_What to work on_:
Give the material once more, word for word, without any images.

_Data excerpt_:
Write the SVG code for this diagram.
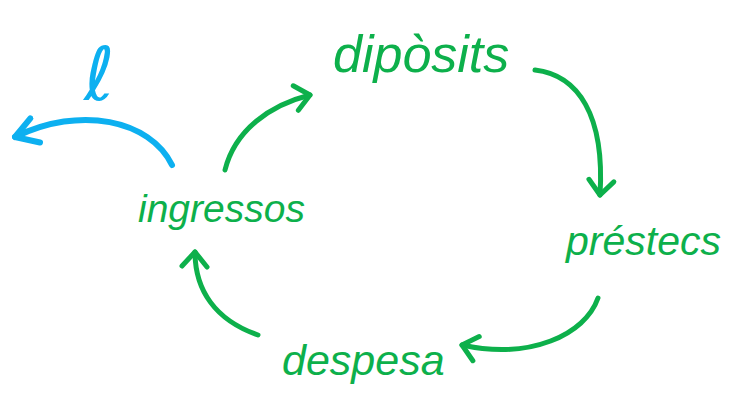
<svg xmlns="http://www.w3.org/2000/svg" width="734" height="409" viewBox="0 0 734 409">
<style>
.lbl{font-family:"Liberation Sans","DejaVu Sans",sans-serif;fill:#0db04b;font-style:italic}
.g{fill:none;stroke:#0db04b;stroke-width:5;stroke-linecap:round;stroke-linejoin:round}
.b{fill:none;stroke:#0db0f0;stroke-width:6;stroke-linecap:round;stroke-linejoin:round}
</style>
<defs>
<marker id="ag" viewBox="-20 -20 40 40" markerWidth="40" markerHeight="40" refX="0" refY="0" orient="auto" markerUnits="userSpaceOnUse">
<path d="M-14,-13 L0,0 L-15,12" fill="none" stroke="#0db04b" stroke-width="5" stroke-linecap="round" stroke-linejoin="round"/>
</marker>
<marker id="ab" viewBox="-25 -25 50 50" markerWidth="50" markerHeight="50" refX="0" refY="0" orient="auto" markerUnits="userSpaceOnUse">
<path d="M-20,-16 L0,0 L-22,10" fill="none" stroke="#0db0f0" stroke-width="6" stroke-linecap="round" stroke-linejoin="round"/>
</marker>
</defs>
<g id="connectors">
<path class="g" d="M225,170 C235,130 270,105 310,95" marker-end="url(#ag)"/>
<path class="g" d="M535,70 C578,75 605,115 600,195" marker-end="url(#ag)"/>
<path class="g" d="M598,298 C585,335 530,360 462,345" marker-end="url(#ag)"/>
<path class="g" d="M258,335 C215,320 195,290 195,252" marker-end="url(#ag)"/>
<path class="b" d="M172,165 C150,120 80,105 15,137" marker-end="url(#ab)"/>
</g>
<g id="diposits"><text class="lbl" x="333" y="72" font-size="52">dipòsits</text></g>
<g id="prestecs"><text class="lbl" x="566" y="255" font-size="41">préstecs</text></g>
<g id="despesa"><text class="lbl" x="282" y="375" font-size="43">despesa</text></g>
<g id="ingressos"><text class="lbl" x="138" y="222" font-size="39">ingressos</text></g>
<g id="l"><text x="84" y="100" font-family="DejaVu Sans,sans-serif" font-size="74" fill="#0db0f0">ℓ</text></g>
</svg>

_Written solution_:
Write the SVG code for this diagram.
<svg xmlns="http://www.w3.org/2000/svg" width="734" height="409" viewBox="0 0 734 409">
<style>
.lbl{font-family:"Liberation Sans","DejaVu Sans",sans-serif;fill:#0db04b;font-style:italic}
.g{fill:none;stroke:#0db04b;stroke-width:5;stroke-linecap:round;stroke-linejoin:round}
.b{fill:none;stroke:#0db0f0;stroke-width:6;stroke-linecap:round;stroke-linejoin:round}
</style>
<defs>
<marker id="ag" viewBox="-20 -20 40 40" markerWidth="40" markerHeight="40" refX="0" refY="0" orient="auto" markerUnits="userSpaceOnUse">
<path d="M-14,-13 L0,0 L-15,12" fill="none" stroke="#0db04b" stroke-width="5" stroke-linecap="round" stroke-linejoin="round"/>
</marker>
<marker id="ab" viewBox="-25 -25 50 50" markerWidth="50" markerHeight="50" refX="0" refY="0" orient="auto" markerUnits="userSpaceOnUse">
<path d="M-20,-16 L0,0 L-22,10" fill="none" stroke="#0db0f0" stroke-width="6" stroke-linecap="round" stroke-linejoin="round"/>
</marker>
</defs>
<g id="connectors">
<path class="g" d="M225,170 C235,130 270,105 310,95" marker-end="url(#ag)"/>
<path class="g" d="M535,70 C578,75 605,115 600,195" marker-end="url(#ag)"/>
<path class="g" d="M598,298 C585,335 530,360 462,345" marker-end="url(#ag)"/>
<path class="g" d="M258,335 C215,320 195,290 195,252" marker-end="url(#ag)"/>
<path class="b" d="M172,165 C150,120 80,105 15,137" marker-end="url(#ab)"/>
</g>
<g id="diposits"><text class="lbl" x="333" y="72" font-size="52">dipòsits</text></g>
<g id="prestecs"><text class="lbl" x="566" y="255" font-size="41">préstecs</text></g>
<g id="despesa"><text class="lbl" x="282" y="375" font-size="43">despesa</text></g>
<g id="ingressos"><text class="lbl" x="138" y="222" font-size="39">ingressos</text></g>
<g id="l"><text x="84" y="100" font-family="DejaVu Sans,sans-serif" font-size="74" fill="#0db0f0">ℓ</text></g>
</svg>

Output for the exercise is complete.